Gardening sense Chris Collins
The Son of Man will send his angels, and they will collect out of his kingdom all causes of sin and all evildoers, and they will throw them into the furnace of fire.’
Jesus’ parable of the darnel makes perfect gardening sense. There is a stage when it is unwise to attempt to weed, for the safety of the plants you are seeking to encourage. Best leave things as they are, and then at harvest separate weed from plant.
‘All causes of sin and all evildoers’ will be gathered and burnt, says Jesus. Have not we all got more than a few causes of sin within us? Is it not true that we all are a mixture of good and evil, and if so, will it not be the bad in us that will be sorted out and disposed of?
Saving our whole selves
Just as God allows the good person and the evil person to continue to live side by side, God also allows the good and the evil within us to survive, because he hopes that before the end all may be saved. The question then becomes: how can we save our whole selves; what can we do to make sure that nothing of our lives is sifted out for destruction at the end of time? No longer are we smugly looking at those who do not come to church, but we have our attention focused on the less salubrious parts of our own lives.
The answer to our question ‘how can we save ourselves?’ is, of course, we can’t.
That is the truth of our human condition that we are so weakened by that darker side of our natures that the whole can never by our own power be pleasing to God. But God wills that we are all saved, and that we are saved whole.

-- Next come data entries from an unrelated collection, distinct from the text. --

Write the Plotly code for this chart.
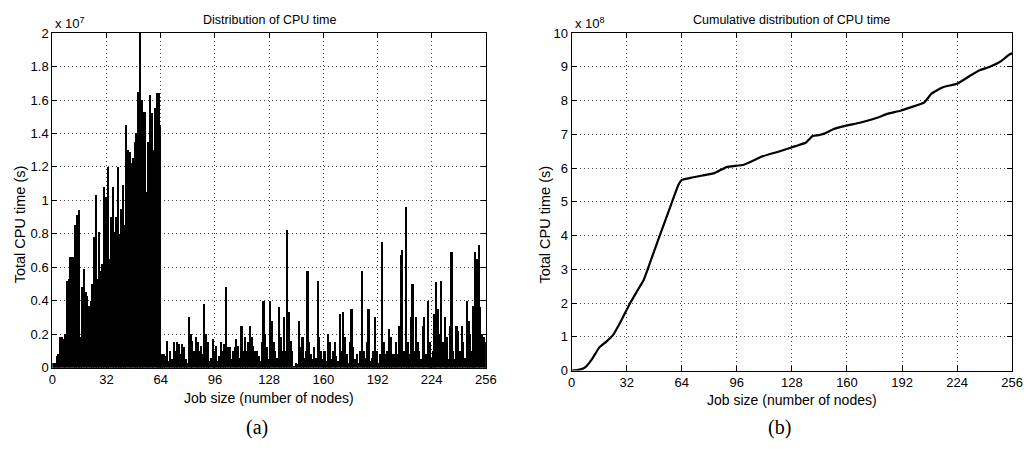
import plotly.graph_objects as go
import numpy as np

# ---------------- data ----------------
job_sizes = list(range(1, 257))
# total CPU time per job size, in units of 1e6 s
cpu_time_1e6 = [
    0.3, 0.3, 0.7, 0.8, 1.8, 1.8, 1.7, 2.0, 5.2, 5.3, 6.6, 6.6, 6.6, 8.5, 9.1, 9.4,
    1.8, 4.8, 5.9, 4.5, 4.3, 3.7, 4.0, 5.0, 7.8, 10.3, 5.3, 8.1, 5.8, 6.2, 10.8, 10.2,
    12.0, 6.5, 9.0, 10.8, 8.1, 9.0, 12.0, 8.0, 9.5, 10.9, 8.5, 14.5, 13.0, 12.9, 12.2, 12.5,
    13.5, 14.0, 16.5, 20.0, 16.0, 15.3, 15.3, 10.5, 13.5, 16.3, 15.2, 13.0, 15.5, 16.4, 16.4, 14.5,
    0.8, 0.8, 0.7, 1.6, 0.4, 1.0, 0.5, 1.5, 1.0, 1.5, 1.4, 0.8, 1.4, 1.2, 0.5, 0.3,
    3.0, 2.0, 1.6, 1.0, 1.8, 1.5, 1.0, 1.3, 0.8, 3.8, 2.0, 1.5, 0.4, 0.6, 1.7, 1.0,
    1.3, 0.4, 0.7, 1.5, 1.0, 1.4, 4.8, 1.2, 1.2, 0.5, 1.0, 1.2, 1.7, 1.3, 0.6, 2.5,
    1.0, 1.8, 1.0, 1.5, 2.5, 1.8, 1.3, 1.0, 1.0, 0.7, 0.4, 1.5, 4.0, 2.0, 1.2, 0.5,
    4.0, 2.8, 1.5, 1.0, 0.6, 3.6, 1.8, 1.0, 3.0, 1.0, 8.2, 3.3, 1.6, 1.0, 0.1, 0.3,
    0.2, 2.8, 1.2, 1.8, 0.6, 1.0, 5.8, 1.5, 0.8, 0.5, 1.2, 0.6, 5.2, 1.8, 1.0, 0.5,
    1.0, 0.4, 2.0, 1.5, 0.5, 1.0, 1.5, 0.7, 0.4, 3.2, 1.0, 3.3, 1.8, 0.8, 0.3, 1.5,
    3.5, 1.2, 0.5, 0.8, 0.3, 1.0, 5.8, 1.0, 0.6, 1.5, 3.5, 0.4, 0.6, 1.0, 3.0, 1.0,
    0.3, 0.8, 7.5, 1.5, 0.8, 1.0, 2.3, 1.8, 0.8, 0.8, 1.5, 0.8, 2.5, 6.7, 7.0, 1.0,
    9.6, 1.5, 0.8, 3.0, 5.0, 1.0, 3.0, 1.5, 1.0, 0.5, 2.5, 3.0, 0.8, 4.0, 1.5, 0.6,
    1.0, 3.2, 5.1, 3.5, 2.0, 5.2, 1.5, 3.0, 1.8, 0.5, 2.5, 6.9, 1.0, 0.5, 2.5, 2.2,
    1.0, 2.5, 1.5, 0.6, 4.0, 2.8, 2.0, 1.0, 3.7, 6.9, 6.5, 7.3, 3.6, 2.0, 1.8, 1.5,
]

# cumulative CPU time (units of 1e8 s), read at selected job sizes
cum_nodes = [0, 4, 7, 9, 12, 16, 20, 24, 29, 34, 38, 42, 48, 53, 58, 62, 64,
             70, 76, 83, 90, 100, 111, 121, 130, 136, 140, 144, 148, 152, 159,
             168, 178, 183, 191, 197, 205, 209, 216, 224, 232, 237, 243, 249, 254, 256]
cum_1e8 = [0, 0.02, 0.07, 0.15, 0.35, 0.68, 0.85, 1.05, 1.5, 2.0, 2.35, 2.7, 3.55, 4.25, 4.95, 5.5, 5.65,
           5.72, 5.78, 5.85, 6.03, 6.1, 6.35, 6.5, 6.65, 6.75, 6.95, 6.98, 7.05, 7.15, 7.25,
           7.35, 7.5, 7.6, 7.7, 7.8, 7.95, 8.2, 8.4, 8.5, 8.75, 8.9, 9.0, 9.15, 9.35, 9.4]

x_ticks = [0, 32, 64, 96, 128, 160, 192, 224, 256]
y1_tickvals = [0, 0.2, 0.4, 0.6, 0.8, 1.0, 1.2, 1.4, 1.6, 1.8, 2.0]
y1_ticktext = ["0", "0.2", "0.4", "0.6", "0.8", "1", "1.2", "1.4", "1.6", "1.8", "2"]
y2_tickvals = list(range(0, 11))
y2_ticktext = [str(v) for v in y2_tickvals]

titles = ["Distribution of CPU time", "Cumulative distribution of CPU time"]
xlabel = "Job size (number of nodes)"
ylabel = "Total CPU time (s)"
panel_labels = ["(a)", "(b)"]

# ---------------- figure ----------------
W, H = 1035, 453
FONT = "Liberation Sans, Arial, Helvetica, sans-serif"
SERIF = "Liberation Serif, Times New Roman, serif"

def px(x):
    return x / W

def py(y):
    return 1 - y / H

fig = go.Figure()
fig.add_trace(go.Bar(
    x=job_sizes, y=np.array(cpu_time_1e6) * 1e6 / 1e7,
    marker=dict(color="black", line=dict(width=0)),
    width=1.0, xaxis="x", yaxis="y", showlegend=False,
))
fig.add_trace(go.Scatter(
    x=cum_nodes, y=cum_1e8, mode="lines",
    line=dict(color="black", width=2.2, shape="spline", smoothing=0.4),
    xaxis="x2", yaxis="y2", showlegend=False,
))

L1, R1, T1, B1 = 49, 489, 27, 373
L2, R2, T2, B2 = 576, 1023, 27, 376

axis_common = dict(
    showline=True, linecolor="black", linewidth=1, mirror="ticks",
    ticks="inside", ticklen=5, tickcolor="black", tickwidth=1,
    showgrid=True, gridcolor="#444", griddash="1px,3px", gridwidth=1,
    zeroline=False, tickfont=dict(family=FONT, size=13, color="black"),
)

fig.update_layout(
    width=W, height=H,
    margin=dict(l=0, r=0, t=0, b=0),
    paper_bgcolor="white", plot_bgcolor="white",
    bargap=0,
    xaxis=dict(domain=[px(L1), px(R1)], range=[0, 256], tickvals=x_ticks,
               anchor="y", ticklabelstandoff=0, **axis_common),
    yaxis=dict(domain=[py(B1), py(T1)], range=[0, 2], tickvals=y1_tickvals,
               ticktext=y1_ticktext, anchor="x", **axis_common),
    xaxis2=dict(domain=[px(L2), px(R2)], range=[0, 256], tickvals=x_ticks,
                anchor="y2", ticklabelstandoff=0, **axis_common),
    yaxis2=dict(domain=[py(B2), py(T2)], range=[0, 10], tickvals=y2_tickvals,
                ticktext=y2_ticktext, anchor="x2", **axis_common),
)

ann = []
def text(x, y, s, size=12.5, angle=0, family=FONT, xanchor="center", yanchor="middle"):
    ann.append(dict(x=px(x), y=py(y), xref="paper", yref="paper", text=s,
                    showarrow=False, textangle=angle, xanchor=xanchor, yanchor=yanchor,
                    font=dict(family=family, size=size, color="black")))

text((L1 + R1) / 2, 13, titles[0], size=12.5)
text((L2 + R2) / 2, 13, titles[1], size=12.5)
text((L1 + R1) / 2, 404, xlabel, size=14)
text((L2 + R2) / 2, 406, xlabel, size=14)
text(16, 225, ylabel, size=14.5, angle=-90)
text(549, 225, ylabel, size=14.5, angle=-90)
text(50, 17, "x 10<sup>7</sup>", size=13, xanchor="left")
text(577, 17, "x 10<sup>8</sup>", size=13, xanchor="left")
text(257, 435, panel_labels[0], size=20, family=SERIF)
text(787, 435, panel_labels[1], size=20, family=SERIF)
fig.update_layout(annotations=ann)

fig.write_html("out.html")
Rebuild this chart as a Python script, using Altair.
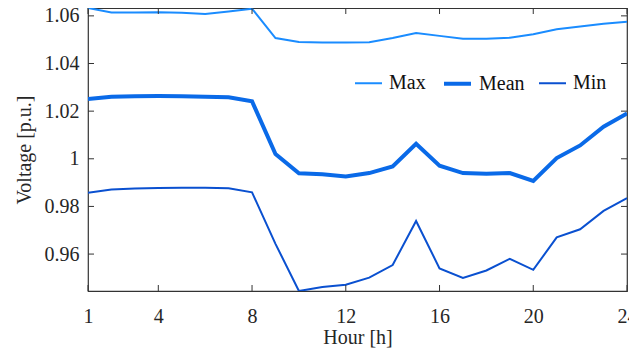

The words of our liturgy give us the answer. Jesus is the Lamb of God who takes away the sins of the world – not some of the sins, but potentially all of the sins. In offering himself in perfect loving and dutiful sacrifice on the Cross, he has achieved for all humanity the remission of our sins. The Eucharist is a commemoration of that truth and it brings the effect of that claim of remission of sins into our own time, into our own lives. By celebrating the Eucharist, by lifting Christ in the Blessed Sacrament to the Father, God is reminded, as it were, of Jesus’ perfect once and for all sacrifice for sins.
Addressing causes of sin
To be present at the Mass is not only a duty for Christians, but it is to our salvation that we can allow the sacrifice of Jesus to be pleaded again and again before God the Father. This cannot be stressed too much. However, because familiarity often breeds if not contempt then indifference, might I suggest a way that could help us live out this parable?
Think of those causes of sin that if left to grow on their own will eventually be torn out of our beings and burnt and destroyed. We should be using the power of this sacrament to present to God just those weaknesses and sinfulnesses which are our potential downfall. Let the sacrifice of Christ be applied to those areas of our lives – bring one particular concern each week.
Let’s not understate the effect of this sacrament to make us whole.